Dividends? Well.....most stocks pay them and some don't. I made the rule that my stocks had to pay a dividend of some type (even 1 percent) so I could tell it was actually making profit. A good company that doesn't pay dividends? Sonic (you know, your burger joint in the South). Sonic has never paid a dividend but still does well on gains. Can you find huge dividend players? Yes, there are stocks which pay six to eight percent of the stock price.....and really help your profit line. So a dividend matters, in my book.
The "Line"? Well, when you pull up a stock in Yahoo financial....and examine the whole picture of the stock, there's this graphic chart with a line. You prefer to have a line over the past twelve months where it's a upward trend. Up and down lines means heavy trading and losses that occur on a frequent basis. A flat line is ok, but you won't get gains out of such a deal.
Number five, foreign stocks. Here's where you think about things. Some Canadian banks and railway companies have done great over the past year......but you have to pay foreign taxes. Some ore and natural gas companies out of Chile have done great over the past year. There are a number of really great companies in Australia that are worth investing in. The issue comes back to following foreign countries and their own issues in business. If you have time to watch Australian bank stocks, then go for it.....if you don't, then stay out. It simply adds more homework onto you.
Number six, the ups and downs of Cramer.

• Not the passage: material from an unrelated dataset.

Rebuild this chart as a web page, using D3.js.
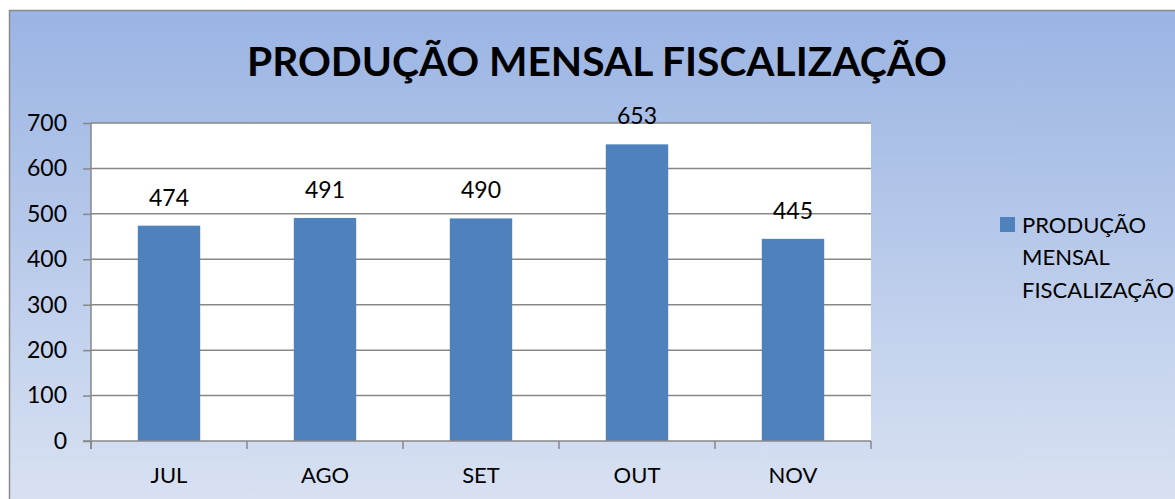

Every day on CNBC, around 6PM, there's Cramer. There are lots of good bits of advice that he pumps out each week, and you can learn about individual stocks here with ease. Cramer isn't always right, but he explains things. The intensity of the show is what bothers me.....and I usually limit myself to fifteen minutes per night.
Number seven, A $20 stock has lots of potential gain. First, you could easily get a dividend of 4 percent a year ($1.60), then add in ten percent in growth ($2), so your $20 stock after twelve months is $23.60. That's better than most mutual funds, and way better than CDs or bonds.

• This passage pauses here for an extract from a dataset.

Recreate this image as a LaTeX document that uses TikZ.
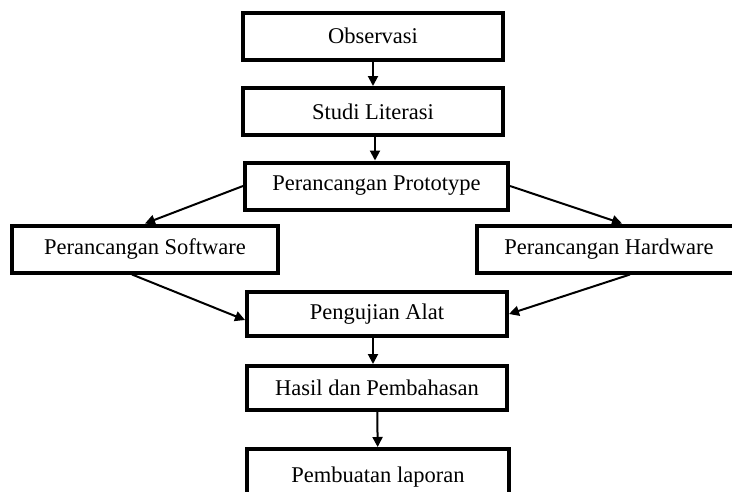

Number eight, you select your "dealer" carefully. A number of stock traders offer $6 trades and you simply run a balance with them. Even if you've only got $4k.....that's enough to get a taste of the business and play the game. By kicking out the mutual fund guys....you cut out the middle guy and the charge that they put on handling your mutual funds. This charge typically isn't huge, but if you get up to $100k....they are simply taking your money away from you for something you could do yourself.
Number nine, profits mean taxes. So if you clear $2k after a year of wheeling and dealing....anticipate losing $400 from that. Never lose sight of this tax game. Keep records, because it just might help avoid issues later with the IRS folks.
Number ten, NEVER anchor yourself with stocks. If you feel that this stock is a loser.....dump it and move on.
So the stocks I would suggest? Samuel Adams Beer (SAM), Toro Company (TTC), and Baytex Energy Trust (BTE). All three have a spiraling line going upward and positive growth. The beer guys know how to market great beer.....Toro makes lawn equipment which sells each spring....and Baytex is a oil and natural gas company that makes profit each and every month.
Plains All American Pipeline (PAA)? A natural gas company that pays a 6.4 yearly dividend (that's a four-star deal). It's trend has been pointing upward for almost an entire year and looks to rise another $10 in value this....so adding that to your dividend only makes it a great deal.
A guy can screw up.....by simply aiming for too high of goals and expecting to make twenty percent growth a year (way past the norm). A guy can fall into the trap of buying a quick riser and then watch his stock fall apart over a seven-day period. So you have to think ahead of time and get a simple strategy. Don't expect to be a millionaire. But you should expect to make more than cash lying in a simple four percent CD account.